The complexity of the problems a SOC addresses mirror that of the business environment, and transformational changes in business IT infrastructure require the same in security. Without a complementary shift in SOC capabilities, it is very easy for security operations to fall behind.

Then two things can happen: First, the SOC becomes divorced from the business decisions that are made as a result of IT security operations. Second, with the growing distance between security and business performance, a prevention mindset sets in – rather than managing security operations to organizational impact of cyber threats, the primary measure of success, which both business and security leaders agree on is that no incidents are to happen.

Perfect security is a myth, and any success factor predicated on it is destined to disappoint. Just as other business processes embrace decision support and business Intelligence systems to measure operations performance and drive optimization, so should SOC operations. IT security is business security.

The History of the Security Operations Center (SOC)

“The customer is always wrong!” This seems like a poor way to market cyber security solutions, yet it is prevalent in the industry. All too often, sales and marketing focuses on telling their audience just how insecure they are, and they need to adopt some new solution immediately in order to have a chance of fixing things. It is sales by sowing fear, uncertainty and doubt (FUD). FUD became the predominant sales tactic among security vendors because they struggle to measure the efficacy of their solutions.

This analysis will not use FUD. Our goal in this segment is to present a view of how SOC organizations have developed over time, what common shortcomings exist, and how the new SOC will avoid these. To be concise, our point is that the legwork that you and others have done in building SOC capabilities for your organization has all been in support of building the next generation of SOCs.
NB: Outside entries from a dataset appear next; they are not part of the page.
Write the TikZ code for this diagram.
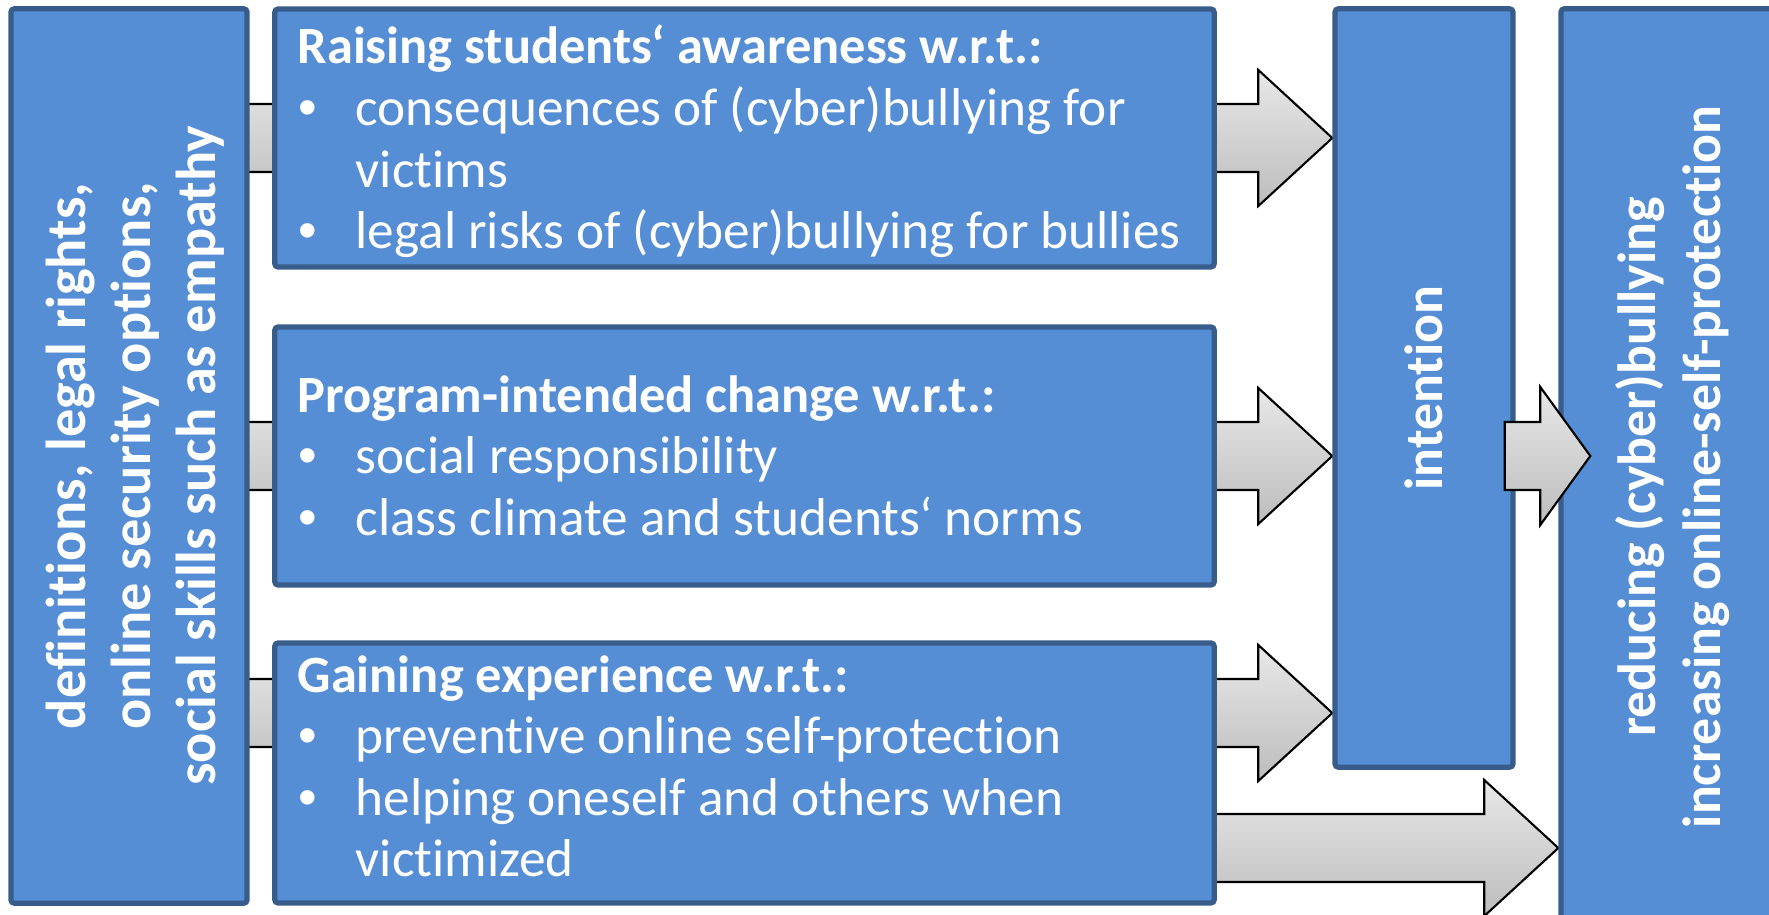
\documentclass[tikz,border=0pt]{standalone}
\usepackage{fontspec}
\setmainfont{Carlito}[Ligatures=NoCommon]
\newfontfamily\bulfont{Liberation Sans}
\usetikzlibrary{calc}

\definecolor{boxfill}{RGB}{85,142,213}
\definecolor{boxline}{RGB}{56,93,138}

\pgfdeclarelayer{back}
\pgfsetlayers{back,main}

\newcommand{\bul}{\makebox[0.58cm][l]{\hspace{0.01cm}{\bulfont •}}}
\newcommand{\cont}{\hspace*{0.58cm}}
\newcommand{\hdr}[1]{{\bfseries\fontsize{14.9}{17.5}\selectfont #1}}
% fat arrow: start, tip, shaft half height, head half height, head length
\newcommand{\fatarrow}[5]{%
	\draw[arrowbody] let \p1=(#1), \p2=(#2) in
		(\x1,\y2+#3) -- (\x2-#5,\y2+#3) -- (\x2-#5,\y2+#4) -- (\x2,\y2)
		-- (\x2-#5,\y2-#4) -- (\x2-#5,\y2-#3) -- (\x1,\y2-#3) -- cycle;}

\tikzset{
	bluebox/.style={rectangle, draw=boxline, fill=boxfill, line width=1.5pt, rounded corners=1pt, inner sep=0pt},
	bodytext/.style={text=white, inner sep=0pt, align=flush left, text width=10.5cm, font=\fontsize{15.15}{17.5}\selectfont},
	sidetext/.style={text=white, inner sep=0pt, align=center, rotate=90, font=\bfseries\fontsize{16}{18.5}\selectfont},
	smallside/.style={sidetext, font=\bfseries\fontsize{15.3}{18.5}\selectfont},
	arrowbody/.style={draw=black, line width=0.6pt, top color=black!9, bottom color=black!26}
}

\begin{document}
\begin{tikzpicture}[x=0.01cm, y=-0.01cm]
	\useasboundingbox (0,0) rectangle (1769,915);

	% boxes
	\node [bluebox, minimum width=2.36cm, minimum height=8.94cm] (lft) at (129,456) {};
	\node [bluebox, minimum width=9.39cm, minimum height=2.58cm] (b1) at (744.5,138) {};
	\node [bluebox, minimum width=9.39cm, minimum height=2.58cm] (b2) at (744.5,456) {};
	\node [bluebox, minimum width=9.39cm, minimum height=2.60cm] (b3) at (744.5,773) {};
	\node [bluebox, minimum width=1.78cm, minimum height=7.58cm] (int) at (1424,388) {};
	\node [bluebox, minimum width=2.24cm, minimum height=9.16cm] (out) at (1673,467) {};

	\coordinate (g1) at ($(b3.center)+(0,-60)$);
	\coordinate (g2) at ($(b3.center)+(0,75)$);

	% texts
	\node [sidetext] (lt) at ($(lft.center)+(6,0)$) {definitions, legal rights,\\online security options,\\social skills such as empathy};
	\node [bodytext, anchor=base west] (t1) at (297,64) {\hdr{Raising students‘ awareness w.r.t.:}\\
		\bul consequences of (cyber)bullying for\\
		\cont victims\\
		\bul legal risks of (cyber)bullying for bullies};
	\node [bodytext, anchor=base west] (t2) at (297,412) {\hdr{Program-intended change w.r.t.:}\\
		\bul social responsibility\\
		\bul class climate and students‘ norms};
	\node [bodytext, anchor=base west] (t3) at (297,692) {\hdr{Gaining experience w.r.t.:}\\
		\bul preventive online self-protection\\
		\bul helping oneself and others when\\
		\cont victimized};
	\node [smallside] (it) at (int.center) {intention};
	\node [smallside] (ot) at (out.center) {reducing (cyber)bullying\\increasing online-self-protection};

	% arrows behind the boxes
	\begin{pgfonlayer}{back}
		\fatarrow{lft.center}{b1.center}{0.34cm}{0.68cm}{0.74cm}
		\fatarrow{lft.center}{b2.center}{0.34cm}{0.68cm}{0.74cm}
		\fatarrow{lft.center}{g1}{0.34cm}{0.68cm}{0.74cm}
		\fatarrow{b1.center}{int.west |- b1.center}{0.34cm}{0.68cm}{0.74cm}
		\fatarrow{b2.center}{int.west |- b2.center}{0.34cm}{0.68cm}{0.74cm}
		\fatarrow{b3.center}{int.west |- g1}{0.34cm}{0.68cm}{0.74cm}
		\fatarrow{b3.center}{out.west |- g2}{0.34cm}{0.68cm}{0.74cm}
	\end{pgfonlayer}

	% arrow over the boxes
	\fatarrow{$(int.east)+(-11,0)$}{$(out.west |- b2.center)+(32,0)$}{0.34cm}{0.69cm}{0.50cm}
\end{tikzpicture}
\end{document}
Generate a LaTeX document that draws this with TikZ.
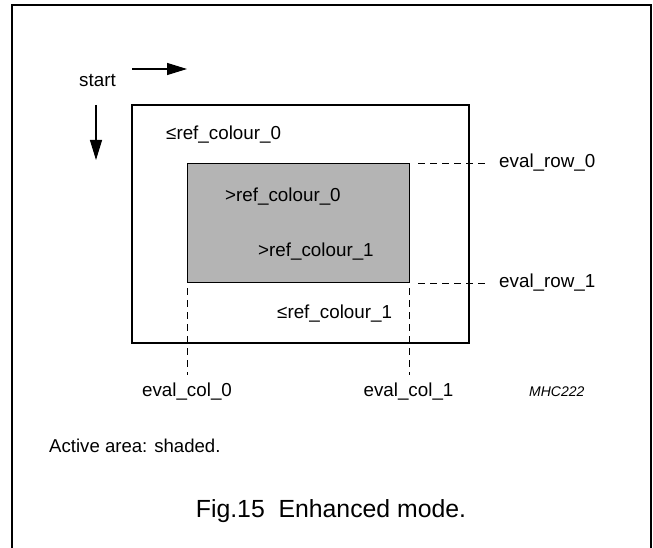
\documentclass[tikz,border=0pt]{standalone}
\usepackage{fontspec}
\setmainfont{Liberation Sans}
\usetikzlibrary{arrows.meta}
\definecolor{shade}{RGB}{180,180,180}
\begin{document}
\begin{tikzpicture}[x=1pt,y=-1pt,
  lbl/.style={anchor=base west,inner sep=0pt,font=\fontsize{18.8}{22}\selectfont},
  boxline/.style={draw,line width=2pt,inner sep=0pt,anchor=north west},
  guide/.style={line width=0.9pt,dash pattern=on 7pt off 5pt},
  flow/.style={line width=1.2pt,-{Triangle[length=20pt,width=12pt]}}]
\useasboundingbox (0,0) rectangle (653,548);
% outer frame (open at the bottom)
\draw[line width=2pt] (11.5,549) -- (11.5,5) -- (651,5) -- (651,549);
% scan direction
\node[lbl] (start) at (79,87) {start};
\coordinate (rs) at (132,69);
\coordinate (re) at (187,69);
\draw[flow] (rs) -- (re);
\coordinate (ds) at (96,105);
\coordinate (de) at (96,160);
\draw[flow] (ds) -- (de);
% display area and active area
\node[boxline,minimum width=336.7pt,minimum height=237.7pt] (area) at (131,104) {};
\node[boxline,fill=shade,line width=1.3pt,minimum width=221.5pt,minimum height=119pt] (active) at (187,163) {};
% texts in the areas
\node[lbl] (le0) at (166,140) {≤ref\_colour\_0};
\node[lbl] (gt0) at (225,201) {>ref\_colour\_0};
\node[lbl] (gt1) at (258,256) {>ref\_colour\_1};
\node[lbl] (le1) at (277,318) {≤ref\_colour\_1};
% row labels
\node[lbl] (row0) at (499,168) {eval\_row\_0};
\node[lbl] (row1) at (499,287) {eval\_row\_1};
\draw[guide,shorten <=8.5pt,shorten >=9pt] (active.north east) -- (active.north east -| row0.west);
\draw[guide,shorten <=8.5pt,shorten >=9pt] (active.south east) -- (active.south east -| row1.west);
% column labels
\node[lbl,anchor=base] (col0) at (187,396) {eval\_col\_0};
\node[lbl,anchor=base] (col1) at (408.5,396) {eval\_col\_1};
\draw[guide,shorten <=5pt,shorten >=7pt] (active.south west) -- (active.south west |- col0.north);
\draw[guide,shorten <=5pt,shorten >=7pt] (active.south east) -- (active.south east |- col1.north);
% reference code and captions
\node[anchor=base west,inner sep=0pt,font=\fontsize{14}{16}\selectfont\itshape] (code) at (529,396) {MHC222};
\node[lbl,font=\fontsize{18.6}{22}\selectfont] (note) at (49,452) {Active area: shaded.};
\node[anchor=base,inner sep=0pt,font=\fontsize{24.8}{28}\selectfont] (cap) at (331,517) {Fig.15\ \ Enhanced mode.};
\end{tikzpicture}
\end{document}
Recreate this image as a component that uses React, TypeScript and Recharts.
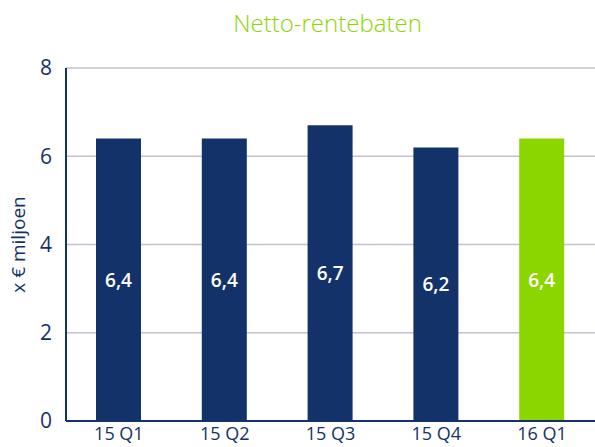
import { Bar, BarChart, CartesianGrid, Cell, LabelList, XAxis, YAxis } from 'recharts'

const quarters = ['15 Q1', '15 Q2', '15 Q3', '15 Q4', '16 Q1']
const netInterest = [6.4, 6.4, 6.7, 6.2, 6.4]
const yTicks = [0, 2, 4, 6, 8]

const NAVY = '#14326a'
const GREEN = '#8cd600'

const rows = quarters.map((q, i) => ({ quarter: q, value: netInterest[i] }))

export default function App() {
  return (
    <div style={{ position: 'absolute', left: 0, top: 0, width: 595, height: 447, background: '#fff', fontFamily: '"Open Sans", sans-serif', overflow: 'hidden' }}>
      <div style={{ position: 'absolute', top: 6, left: 60, right: 0, textAlign: 'center', color: GREEN, fontSize: 24, fontWeight: 300 }}>
        Netto-rentebaten
      </div>
      <BarChart width={595} height={447} data={rows} margin={{ top: 68, right: 0, bottom: 0, left: 0 }}>
        <CartesianGrid vertical={false} stroke="#c4c0d6" strokeWidth={1.5} />
        <XAxis
          dataKey="quarter"
          height={26}
          tickLine={false}
          axisLine={{ stroke: NAVY, strokeWidth: 2 }}
          tick={{ fill: NAVY, fontSize: 18 }}
          tickMargin={0}
          interval={0}
        />
        <YAxis
          width={66}
          domain={[0, 8]}
          ticks={yTicks}
          tickLine={false}
          axisLine={{ stroke: NAVY, strokeWidth: 2 }}
          tick={{ fill: NAVY, fontSize: 21 }}
          tickMargin={8}
          label={{ value: 'x € miljoen', angle: -90, position: 'insideLeft', offset: 18, fill: NAVY, fontSize: 19, style: { textAnchor: 'middle' } }}
        />
        <Bar dataKey="value" barSize={45} isAnimationActive={false}>
          {rows.map((r, i) => (
            <Cell key={r.quarter} fill={i === rows.length - 1 ? GREEN : NAVY} />
          ))}
          <LabelList
            dataKey="value"
            position="center"
            formatter={(v: unknown) => String(v).replace('.', ',')}
            fill="#fff"
            fontSize={19}
            fontWeight={600}
          />
        </Bar>
      </BarChart>
    </div>
  )
}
In the Beginning, there was Prevention and Response

During the lifetime of the SOC, its prevailing paradigm has largely been one of prevention and immediate response. Defenders purchased and deployed tools and platforms based on their ability to prevent incidents, and to rapidly respond when an incident was detected.

As organizations came to rely more and more on digital systems and content, the amount of “stuff” that needed protecting grew quickly. However, as IT was seen in a supporting role for business operations – a cost center – so was cyber security. Like IT, security was to be guaranteed at minimum cost and clearly belonged with IT. Security vendors responded with FUD, creating solutions that would identify and prevent sometimes extremely obscure and edge-case events.  Best intentions and corporate dynamics led to dozens of products, each offering part of the ‘solution’ to the security challenge.  What was lost is knowledge about what contribution any individual product is making to the overall security posture of an organization when each product type is creating a steady stream of data that is incompatible with the streams from all other products.

Which leads us to a common problem SOC leaders face, wasting extraordinary amounts of time generating reports nobody in business leadership can or wants to read.

Telling the Story of IT Security

Volumes have been written about how to explain the value and benefits of IT to non-technical business leaders (we have even written one of those volumes ourselves). IT security is every bit as complex as IT and additionally suffers from its value being defined through the absence of cyber incidents. Proving a negative (or the absence of something) is a known tricky problem, ideally solved in monetary loss probabilities that are generally not attainable from data available to security teams. Technical explanations are met with quizzical looks, and over-simplifications fail to convey a believable message. So what is a CISO to do when the CEO walks into the SOC and asks, “How are we doing?”

In order to be successful in their roles, SOC leaders must be able to instill an understanding of what they do and how it impacts the business. Since getting to monetary loss probabilities involves time-consuming analysis, these probabilities do not lend themselves to day-to-day calculation of operational metrics for cyber security. Luckily, there are three categories of metrics that are obtainable and, with a little coaching, quite understandable by both technical and non-technical executives: key performance, risk and control indicators.

Where is the Security Operations Center going next?

The SOC is about to get a lot more intelligent. Business intelligence has worked to change the game for other executives, and it is now it is poised to be transformative for strategic cyber security leadership.

The evolution of the cyber security industry has arrived at the same place as many IT technologies did only recently: platform disruption. Traditional business models and technologies rely on information-sharing via a complex lattice of interconnection. Platforms, on the other hand, provide a common communication and application interface backbone that obviate the need for process-to-process or technology-to-technology interconnects.

Several recent developments indicate that the cyber security industry is on the cusp of such disruption:

  • The emergence of Security Operations Analytics and Reporting (SOAR) applications, that are essentially Business Intelligence platforms for Security Operations – and –
  • The aggregation of capabilities in security technologies such as next-generation firewalls – and –
  • M&A activity in cyber security creating virtual platforms that have combining capabilities

Change is always challenging; however, it is also an era of excitement, growth and opportunity in security operations. The next frontier for security operations is here. Are you ahead of the curve?